Acute kidney injury: quoi de neuf?

Ronald R Reichel
Ochsner Journal 2014, 14 (3): 359-68

BACKGROUND: Acute kidney injury (AKI) is frequently encountered in the nephrology practice. Serum creatinine, with its many shortcomings, is still the main biomarker used to detect AKI.

METHODS: This review focuses on recent advances in definition, diagnosis, risk factors, and molecular mechanisms of AKI. In addition, specific AKI syndromes such as contrast-induced AKI, hepatorenal syndrome, and acute decompensated heart failure are discussed. The connection between AKI and subsequent chronic kidney disease and recent developments in renal replacement therapy are also covered.

RESULTS: Novel biomarkers such as cystatin C and neutrophil gelatinase-associated lipocalin (NGAL) are being investigated to replace serum creatinine in the detection of AKI. Recent studies suggest that intravenous (IV) fluid use is beneficial for the prevention of contrast-induced AKI, while N-acetylcysteine use is not as well established. Diuretics are clearly beneficial in the treatment of acute decompensated heart failure. Ultrafiltration is less promising and can lead to adverse side effects. Although terlipressin use in hepatorenal syndrome is associated with reduced mortality, it is not available in the United States; combination therapy with midodrine, octreotide, and albumin provides an alternative. Fluid resuscitation is frequently used in critically ill patients with AKI; however, overly aggressive fluid resuscitation is frequently associated with an increased risk of mortality. A 3-step approach that combines guided fluid resuscitation, establishment of an even fluid balance, and an appropriate rate of fluid removal may be beneficial. If fluid resuscitation is needed, crystalloid solutions are preferred over hetastarch solutions. Renal replacement therapy is the last resort in AKI treatment, and timing, modality, and dosing are discussed. Research suggests that AKI leads to an increased incidence of subsequent chronic kidney disease. However, this relationship has not been fully established and additional studies are needed for clarification.

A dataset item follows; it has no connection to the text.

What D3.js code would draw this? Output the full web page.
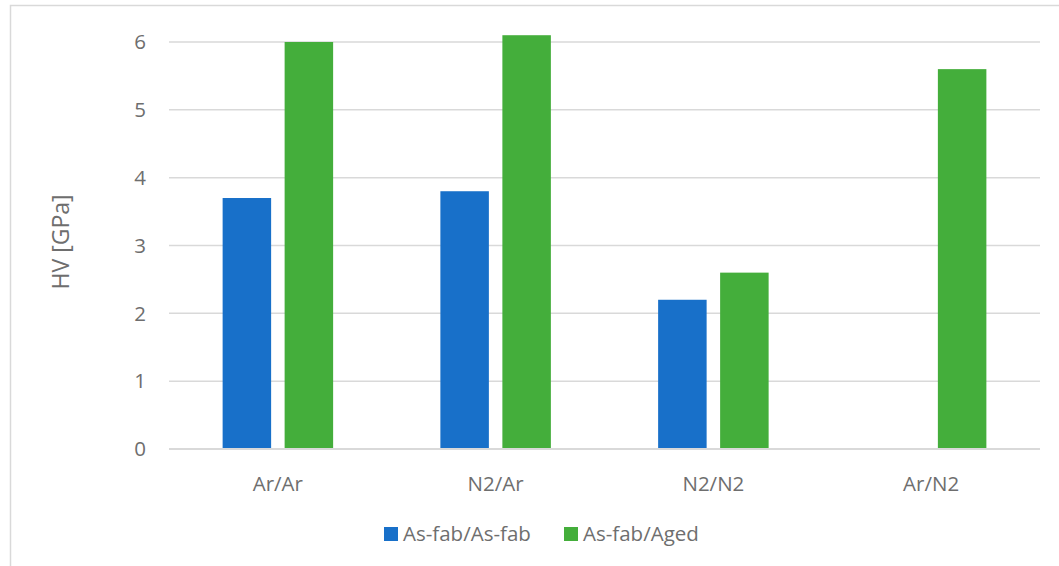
<!DOCTYPE html>
<html>
<head>
<meta charset="utf-8">
<script src="https://cdn.jsdelivr.net/npm/d3@7"></script>
<style>
  html, body { margin: 0; padding: 0; background: #fff; }
  svg { display: block; }
  text { font-family: "Open Sans", "Noto Sans", sans-serif; fill: #6e6e6e; }
</style>
</head>
<body>
<svg id="chart" width="1059" height="566"></svg>
<script>
// Hardness per processing atmosphere
const categories = ["Ar/Ar", "N2/Ar", "N2/N2", "Ar/N2"];
const seriesNames = ["As-fab/As-fab", "As-fab/Aged"];
const asFabValues = [3.7, 3.8, 2.2, null];
const agedValues = [6.0, 6.1, 2.6, 5.6];
const yTicks = [0, 1, 2, 3, 4, 5, 6];
const colors = ["#1870C9", "#44AE3B"];

const svg = d3.select("#chart");
const W = 1059, H = 566;
const labelSize = 20.5, titleSize = 23;

// outer chart frame
svg.append("rect")
  .attr("x", 10.5).attr("y", 5.5)
  .attr("width", W + 20).attr("height", H + 20)
  .attr("fill", "#fff").attr("stroke", "#d9d9d9").attr("stroke-width", 1.5);

const plot = { left: 169, right: 1040, top: 42, bottom: 449 };

const x = d3.scaleBand().domain(categories)
  .range([plot.left, plot.right]).paddingInner(0).paddingOuter(0);

const y = d3.scaleLinear().domain([0, 6]).range([plot.bottom, plot.top]);

// group layout inside each band
const barW = 48.5, innerGap = 13.5;
const groupW = barW * 2 + innerGap;
const xs = d3.scaleOrdinal().domain(seriesNames)
  .range([0, barW + innerGap]);

// gridlines
svg.append("g")
  .selectAll("line")
  .data(yTicks.filter(t => t > 0))
  .join("line")
  .attr("x1", plot.left).attr("x2", plot.right)
  .attr("y1", d => y(d)).attr("y2", d => y(d))
  .attr("stroke", "#d9d9d9").attr("stroke-width", 1.5);

// y tick labels
svg.append("g")
  .selectAll("text")
  .data(yTicks)
  .join("text")
  .attr("x", 146)
  .attr("y", d => y(d))
  .attr("dy", "0.35em")
  .attr("text-anchor", "end")
  .attr("font-size", labelSize)
  .text(d => d);

// y axis title
svg.append("text")
  .attr("transform", `translate(61, 242) rotate(-90)`)
  .attr("text-anchor", "middle")
  .attr("dy", "0.35em")
  .attr("font-size", titleSize)
  .text("HV [GPa]");

// bars
const series = [asFabValues, agedValues];
series.forEach((vals, si) => {
  svg.append("g")
    .selectAll("rect")
    .data(categories.map((c, i) => ({ c, v: vals[i] })).filter(d => d.v != null))
    .join("rect")
    .attr("x", d => x(d.c) + (x.bandwidth() - groupW) / 2 + xs(seriesNames[si]))
    .attr("width", barW)
    .attr("y", d => y(d.v))
    .attr("height", d => y(0) - y(d.v))
    .attr("fill", colors[si]);
});

// baseline
svg.append("line")
  .attr("x1", plot.left).attr("x2", plot.right)
  .attr("y1", y(0)).attr("y2", y(0))
  .attr("stroke", "#d9d9d9").attr("stroke-width", 2);

// category labels
svg.append("g")
  .selectAll("text")
  .data(categories)
  .join("text")
  .attr("x", d => x(d) + x.bandwidth() / 2)
  .attr("y", 484)
  .attr("dy", "0.35em")
  .attr("text-anchor", "middle")
  .attr("font-size", labelSize)
  .text(d => d);

// legend
const legendItems = [
  { name: seriesNames[0], color: colors[0], x: 384 },
  { name: seriesNames[1], color: colors[1], x: 564 }
];
const lg = svg.append("g");
legendItems.forEach(it => {
  lg.append("rect")
    .attr("x", it.x).attr("y", 527)
    .attr("width", 14).attr("height", 14)
    .attr("fill", it.color);
  lg.append("text")
    .attr("x", it.x + 19).attr("y", 534)
    .attr("dy", "0.35em")
    .attr("font-size", labelSize)
    .text(it.name);
});
</script>
</body>
</html>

CONCLUSION: Despite major advances in AKI research, serum creatinine remains the major biomarker for the detection of AKI. The following interventions have shown to be beneficial: IV fluids for contrast-induced AKI; diuretics for acute decompensated heart failure/cardiorenal syndrome; and combination therapy with midodrine, octreotide, and albumin for hepatorenal syndrome. Fluid resuscitation in a patient with AKI should be used with caution because too liberal use of fluids can be associated with increased mortality. AKI appears to be related to increased rates of subsequent chronic kidney disease, and patients with AKI should therefore be monitored closely. Recent studies on renal replacement therapy have neither revealed an optimal timing for initiation of dialysis nor a clear advantage for a specific dialysis modality.